Abracei-a quando saí de casa. Agradeceu-me por lá ter ido, por aquele momento e disse-me que me adorava. Retribuí com o mesmo amor.

O caminho para casa a conduzir, foi estranho. Já noite, com o tempo carregado, as lágrimas caíram-me de novo. Mas não de tristeza. De paz e arrebatamento.

Assim que saí do carro as lágrimas enxugaram e o sorriso tomou o seu lugar.

Terminei o final da noite já a entrar no dia dois de 2010, a ver uma comédia romântica que adorei, me fez bem, de título “Proposta” com a Sandra Bullock.

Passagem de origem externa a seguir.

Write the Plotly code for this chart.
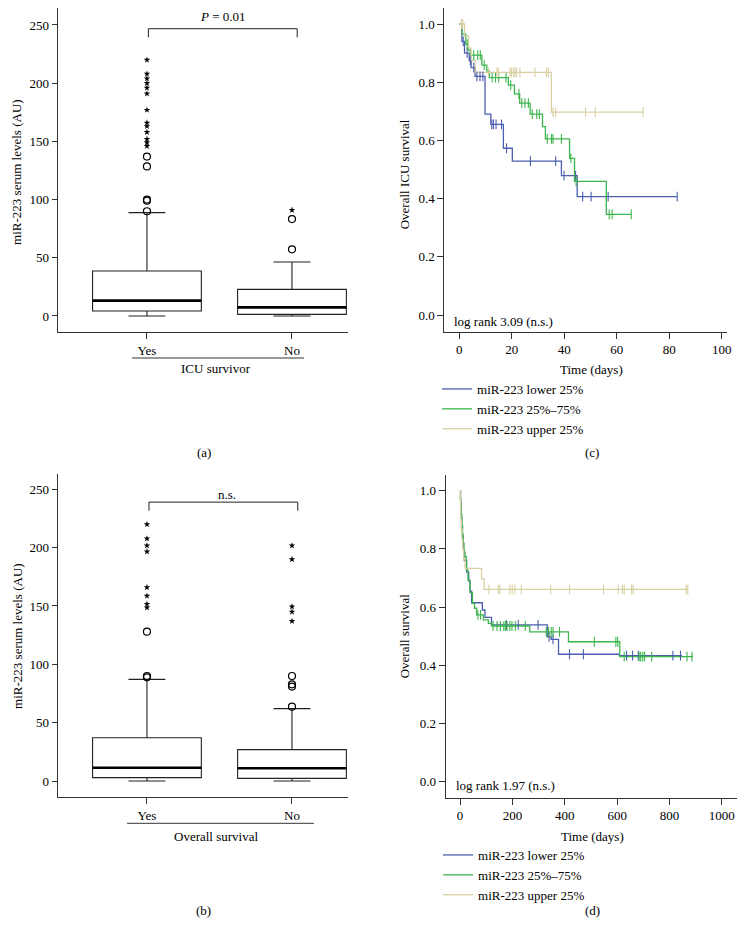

Acho que foi um bom começo de ano :)

E amanhã IUPI!!!!… A minha mais que tudo faz seis anos. Tão crescida… :)

1 comentário:

  1. Amiga,
    por esses dias de natal e ano novo estive longe da internet, a visitar amigos no interior, a descansar um pouco da lide diária.
    hoje retorno e tenho o grato prazer de ver meu nome citado em sua lista de amigos na virada do ano. isto me faz maior.
    desejo-lhe e aos seus um feliz 2010, com muito trabalho e sucesso, acompanhado de alegrias e satisfação para o corpo e para a alma.
    vejo, também que ontem foi o aniversário da miúda. parabéns, embora atrasado. felicidades!